* Government wins confidence votes on budget law
* Final approval set for Thursday, law then goes to Senate
* Last major piece of legislation before 2013 election
* Productivity deal signed without largest union
By Giuseppe Fonte
ROME, Nov 21 Italy's government won three
parliamentary confidence votes on its budget plans on Wednesday,
paving the way for a sales tax hike to help mend public finances
and taking a step towards clearing one of its last big hurdles
before elections next year.
President Giorgio Napolitano, who will decide the date of
the election and has indicated a March date, has directed that
the law must be passed before the end of the government's term.
The budget, enshrined in a so-called Stability Law, is
central to Prime Minister Mario Monti's efforts to lower Italy's
public deficit to 1.8 percent of output next year from a
targeted 2.6 percent in 2012.
Italy's economy has been the most sluggish in the European
Union for more than a decade, fuelling investor concerns about
its ability to bring down its public debt of 126 percent of GDP.
The government called the confidence votes to speed approval
of the Stability Law, which is expected to be one of the final
pieces of major legislation approved under Monti before Italy
gears up for a national election.
Following Wednesday's three votes in the lower house of
parliament on different articles in the law, deputies give their
definitive approval on Thursday and the package will then go to
the Senate for a final reading.
As part of the wider budget package, the government also
signed a deal with employers and unions on Wednesday that will
unblock 2.1 billion euros ($2.69 billion) set aside to allow tax
breaks on productivity bonuses over the 2013-15 period.
The country's largest union, the leftwing CGIL, rejected the
accord but Monti welcomed the deal, which is intended to address
the chronic problem of Italy's lack of competitiveness, a major
factor in its weak economic track record.
"This is an important step forward for economic recovery,"
he told a news conference.
The agreement would guarantee national collective contracts
but would provide greater incentives for company-level wage
agreements in a bid to boost flexibility.
It would attach productivity clauses to certain types of
company contracts and would allow greater room for manoeuvre
over conditions linked to productivity including working hours.
Monti agreed at the end of October to overhaul the first
draft of the budget legislation by replacing a planned income
tax cut with a reduction in payroll taxes paid by employers.
The package still includes a one percentage point rise in
the highest value-added tax (VAT) rate, which will go into
effect next July, bringing it to 22 percent.
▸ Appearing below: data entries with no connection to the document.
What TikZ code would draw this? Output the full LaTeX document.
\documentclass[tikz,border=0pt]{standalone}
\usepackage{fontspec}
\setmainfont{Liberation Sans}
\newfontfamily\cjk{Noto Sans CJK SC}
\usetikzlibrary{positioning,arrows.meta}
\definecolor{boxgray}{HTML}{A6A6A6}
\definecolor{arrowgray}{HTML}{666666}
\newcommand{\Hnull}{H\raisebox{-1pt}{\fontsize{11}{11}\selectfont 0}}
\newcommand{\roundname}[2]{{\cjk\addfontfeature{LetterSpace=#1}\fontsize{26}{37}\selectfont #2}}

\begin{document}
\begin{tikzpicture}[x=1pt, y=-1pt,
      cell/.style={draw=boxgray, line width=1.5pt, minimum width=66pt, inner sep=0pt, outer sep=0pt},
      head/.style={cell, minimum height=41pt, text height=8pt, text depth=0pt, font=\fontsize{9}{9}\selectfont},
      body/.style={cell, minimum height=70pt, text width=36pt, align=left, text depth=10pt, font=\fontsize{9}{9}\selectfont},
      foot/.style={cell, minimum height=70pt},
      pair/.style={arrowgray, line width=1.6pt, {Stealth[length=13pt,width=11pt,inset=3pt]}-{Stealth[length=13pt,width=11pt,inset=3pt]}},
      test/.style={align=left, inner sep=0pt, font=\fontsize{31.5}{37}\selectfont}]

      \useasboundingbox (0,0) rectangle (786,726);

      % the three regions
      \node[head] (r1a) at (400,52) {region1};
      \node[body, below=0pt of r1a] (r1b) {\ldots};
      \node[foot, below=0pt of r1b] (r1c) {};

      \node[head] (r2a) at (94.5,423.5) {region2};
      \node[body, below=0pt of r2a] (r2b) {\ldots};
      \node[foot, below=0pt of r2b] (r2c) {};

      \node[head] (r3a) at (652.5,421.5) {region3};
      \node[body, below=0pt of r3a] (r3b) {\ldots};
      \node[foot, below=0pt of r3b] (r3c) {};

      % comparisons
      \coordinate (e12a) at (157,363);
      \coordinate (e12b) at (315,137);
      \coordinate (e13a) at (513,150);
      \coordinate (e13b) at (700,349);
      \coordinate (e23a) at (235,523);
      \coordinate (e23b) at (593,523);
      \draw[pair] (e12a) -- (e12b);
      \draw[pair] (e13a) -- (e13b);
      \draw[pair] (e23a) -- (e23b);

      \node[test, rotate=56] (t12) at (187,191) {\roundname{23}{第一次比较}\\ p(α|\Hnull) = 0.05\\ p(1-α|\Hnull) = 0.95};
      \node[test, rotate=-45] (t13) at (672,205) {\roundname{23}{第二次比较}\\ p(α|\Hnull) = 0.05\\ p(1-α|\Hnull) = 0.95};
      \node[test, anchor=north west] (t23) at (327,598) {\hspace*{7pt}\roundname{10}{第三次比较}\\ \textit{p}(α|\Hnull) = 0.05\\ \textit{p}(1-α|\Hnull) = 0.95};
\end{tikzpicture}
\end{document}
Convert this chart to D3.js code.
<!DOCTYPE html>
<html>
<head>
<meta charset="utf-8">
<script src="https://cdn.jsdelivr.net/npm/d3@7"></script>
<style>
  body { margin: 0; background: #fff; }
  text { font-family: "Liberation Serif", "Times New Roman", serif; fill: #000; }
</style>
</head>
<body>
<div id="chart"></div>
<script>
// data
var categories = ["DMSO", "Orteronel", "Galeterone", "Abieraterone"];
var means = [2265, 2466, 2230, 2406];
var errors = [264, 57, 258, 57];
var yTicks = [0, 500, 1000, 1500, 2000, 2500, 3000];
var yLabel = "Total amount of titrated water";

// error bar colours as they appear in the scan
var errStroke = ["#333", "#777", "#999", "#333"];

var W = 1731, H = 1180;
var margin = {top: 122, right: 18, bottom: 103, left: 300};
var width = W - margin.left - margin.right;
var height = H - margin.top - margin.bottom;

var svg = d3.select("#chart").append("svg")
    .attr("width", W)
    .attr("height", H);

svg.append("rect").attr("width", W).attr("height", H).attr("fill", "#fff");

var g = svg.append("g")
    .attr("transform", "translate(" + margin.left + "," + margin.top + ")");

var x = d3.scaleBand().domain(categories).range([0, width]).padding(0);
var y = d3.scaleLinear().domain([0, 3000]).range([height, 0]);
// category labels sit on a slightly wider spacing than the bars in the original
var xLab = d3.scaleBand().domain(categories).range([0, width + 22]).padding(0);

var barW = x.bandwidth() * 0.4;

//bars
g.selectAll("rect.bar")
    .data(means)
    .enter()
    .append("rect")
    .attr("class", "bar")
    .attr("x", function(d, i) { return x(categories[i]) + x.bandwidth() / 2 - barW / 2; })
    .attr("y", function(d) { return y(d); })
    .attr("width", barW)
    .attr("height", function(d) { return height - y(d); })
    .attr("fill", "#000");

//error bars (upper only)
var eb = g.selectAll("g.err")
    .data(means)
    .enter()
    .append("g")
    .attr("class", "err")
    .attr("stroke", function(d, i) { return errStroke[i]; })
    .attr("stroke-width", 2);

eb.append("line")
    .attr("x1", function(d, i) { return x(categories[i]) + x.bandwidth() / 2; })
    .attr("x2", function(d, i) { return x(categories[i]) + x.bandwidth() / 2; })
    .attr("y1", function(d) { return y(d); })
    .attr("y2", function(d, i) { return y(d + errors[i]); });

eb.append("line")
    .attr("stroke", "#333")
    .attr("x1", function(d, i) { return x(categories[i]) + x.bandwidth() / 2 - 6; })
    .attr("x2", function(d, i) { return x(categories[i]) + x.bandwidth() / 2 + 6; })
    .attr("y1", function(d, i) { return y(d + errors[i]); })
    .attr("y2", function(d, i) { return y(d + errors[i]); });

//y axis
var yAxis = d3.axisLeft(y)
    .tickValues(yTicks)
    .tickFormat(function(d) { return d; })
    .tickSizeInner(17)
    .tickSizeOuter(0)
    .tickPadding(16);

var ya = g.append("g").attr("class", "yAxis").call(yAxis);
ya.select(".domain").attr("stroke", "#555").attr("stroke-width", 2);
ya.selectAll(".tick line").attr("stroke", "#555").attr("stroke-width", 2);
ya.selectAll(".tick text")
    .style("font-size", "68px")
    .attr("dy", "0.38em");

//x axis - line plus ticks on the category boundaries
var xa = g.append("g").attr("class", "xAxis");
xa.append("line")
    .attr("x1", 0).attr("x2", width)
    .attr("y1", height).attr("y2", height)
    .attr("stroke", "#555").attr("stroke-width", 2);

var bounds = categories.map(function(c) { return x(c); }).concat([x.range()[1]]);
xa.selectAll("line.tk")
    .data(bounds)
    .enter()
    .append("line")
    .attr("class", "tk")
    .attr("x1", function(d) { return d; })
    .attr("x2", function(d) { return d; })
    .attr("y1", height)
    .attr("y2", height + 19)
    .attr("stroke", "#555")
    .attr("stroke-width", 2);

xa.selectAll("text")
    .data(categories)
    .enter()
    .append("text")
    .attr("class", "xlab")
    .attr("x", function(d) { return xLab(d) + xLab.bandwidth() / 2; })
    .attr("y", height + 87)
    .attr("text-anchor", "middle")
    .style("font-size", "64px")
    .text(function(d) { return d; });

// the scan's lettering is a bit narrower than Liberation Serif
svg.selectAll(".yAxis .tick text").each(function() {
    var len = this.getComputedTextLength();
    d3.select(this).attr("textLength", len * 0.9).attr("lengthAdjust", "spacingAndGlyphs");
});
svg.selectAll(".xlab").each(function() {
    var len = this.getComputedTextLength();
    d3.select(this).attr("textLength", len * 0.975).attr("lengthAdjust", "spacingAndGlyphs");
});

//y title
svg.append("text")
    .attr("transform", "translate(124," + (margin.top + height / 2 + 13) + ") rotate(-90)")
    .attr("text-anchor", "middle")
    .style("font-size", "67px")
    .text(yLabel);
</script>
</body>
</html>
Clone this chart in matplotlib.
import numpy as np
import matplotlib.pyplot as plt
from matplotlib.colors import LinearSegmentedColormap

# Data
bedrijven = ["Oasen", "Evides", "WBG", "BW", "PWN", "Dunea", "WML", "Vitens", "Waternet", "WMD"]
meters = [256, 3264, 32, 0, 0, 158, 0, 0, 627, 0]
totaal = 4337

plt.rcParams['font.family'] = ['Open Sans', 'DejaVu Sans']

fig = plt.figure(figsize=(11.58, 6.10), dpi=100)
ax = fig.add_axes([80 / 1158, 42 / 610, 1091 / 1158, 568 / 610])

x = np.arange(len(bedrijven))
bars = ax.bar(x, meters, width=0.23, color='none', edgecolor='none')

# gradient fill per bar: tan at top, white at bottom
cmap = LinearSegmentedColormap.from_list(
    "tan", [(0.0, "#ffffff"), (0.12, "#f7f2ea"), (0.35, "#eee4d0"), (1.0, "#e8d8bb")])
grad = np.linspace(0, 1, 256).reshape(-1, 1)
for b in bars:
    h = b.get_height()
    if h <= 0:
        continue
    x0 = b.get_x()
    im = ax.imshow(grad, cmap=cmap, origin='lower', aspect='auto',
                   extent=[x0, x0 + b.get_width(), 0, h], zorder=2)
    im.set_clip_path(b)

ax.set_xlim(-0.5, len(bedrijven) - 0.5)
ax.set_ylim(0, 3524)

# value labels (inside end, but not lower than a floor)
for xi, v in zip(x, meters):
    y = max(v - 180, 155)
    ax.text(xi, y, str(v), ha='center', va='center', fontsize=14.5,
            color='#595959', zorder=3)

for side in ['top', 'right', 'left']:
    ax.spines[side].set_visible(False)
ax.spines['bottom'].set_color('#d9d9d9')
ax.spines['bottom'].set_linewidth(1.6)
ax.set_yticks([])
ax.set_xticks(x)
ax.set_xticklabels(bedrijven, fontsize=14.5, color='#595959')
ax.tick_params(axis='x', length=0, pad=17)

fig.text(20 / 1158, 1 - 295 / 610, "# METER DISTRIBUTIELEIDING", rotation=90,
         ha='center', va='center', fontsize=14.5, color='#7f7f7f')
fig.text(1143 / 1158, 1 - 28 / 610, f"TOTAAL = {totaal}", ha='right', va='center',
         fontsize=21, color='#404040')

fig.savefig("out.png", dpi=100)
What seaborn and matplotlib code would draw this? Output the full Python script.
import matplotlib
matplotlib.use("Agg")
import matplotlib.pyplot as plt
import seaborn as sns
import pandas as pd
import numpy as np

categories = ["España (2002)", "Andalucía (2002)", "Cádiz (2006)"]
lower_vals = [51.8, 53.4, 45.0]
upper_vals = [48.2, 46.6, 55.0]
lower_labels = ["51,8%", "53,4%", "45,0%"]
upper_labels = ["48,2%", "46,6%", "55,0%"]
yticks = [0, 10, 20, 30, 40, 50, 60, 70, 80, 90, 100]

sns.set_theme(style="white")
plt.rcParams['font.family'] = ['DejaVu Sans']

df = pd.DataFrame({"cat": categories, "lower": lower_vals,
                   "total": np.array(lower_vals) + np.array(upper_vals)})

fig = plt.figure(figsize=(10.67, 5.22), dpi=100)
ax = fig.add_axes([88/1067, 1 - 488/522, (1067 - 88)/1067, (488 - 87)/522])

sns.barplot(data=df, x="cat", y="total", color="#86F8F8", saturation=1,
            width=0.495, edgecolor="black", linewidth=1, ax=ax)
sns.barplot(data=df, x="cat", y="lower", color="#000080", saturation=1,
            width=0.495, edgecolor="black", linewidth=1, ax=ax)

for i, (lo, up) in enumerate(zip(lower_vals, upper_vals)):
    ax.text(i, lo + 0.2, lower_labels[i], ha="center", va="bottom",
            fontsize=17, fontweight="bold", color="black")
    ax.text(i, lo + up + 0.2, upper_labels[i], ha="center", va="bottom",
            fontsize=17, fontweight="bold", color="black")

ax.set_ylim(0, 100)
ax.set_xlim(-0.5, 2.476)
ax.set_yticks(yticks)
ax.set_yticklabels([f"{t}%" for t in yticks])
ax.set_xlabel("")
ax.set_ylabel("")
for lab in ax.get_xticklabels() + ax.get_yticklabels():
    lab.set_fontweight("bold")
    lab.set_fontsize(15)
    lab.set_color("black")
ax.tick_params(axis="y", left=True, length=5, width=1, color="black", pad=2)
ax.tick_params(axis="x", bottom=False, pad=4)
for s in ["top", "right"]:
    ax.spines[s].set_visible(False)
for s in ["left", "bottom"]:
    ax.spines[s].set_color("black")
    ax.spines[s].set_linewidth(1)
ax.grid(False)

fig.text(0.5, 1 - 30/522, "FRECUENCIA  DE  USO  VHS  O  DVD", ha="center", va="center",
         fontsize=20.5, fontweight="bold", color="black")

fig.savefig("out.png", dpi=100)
The lower 10
percent rate will not be increased as previously planned.
Ahead of the spring election, political parties have been
pressing for some easing in the austerity medicine imposed by
Monti since he took office a year ago to head off a financial
crisis and restore order to public finances.
Tax hikes and spending cuts imposed to rein in the country's
massive debt have exacerbated a recession in the euro zone's
third-biggest economy, and increasingly been the focus of street
protests and political attacks from the opposition.
With unemployment at almost 11 percent, the highest in
records going back to 2004, Monti has been under growing
pressure to do more to stimulate growth.
Italy's economy shrank a smaller-than-expected 0.2 percent
in the third quarter of 2012 compared with the second, meaning
the current recession has dragged on as long as one in 2008-09
at the height of the global financial crisis.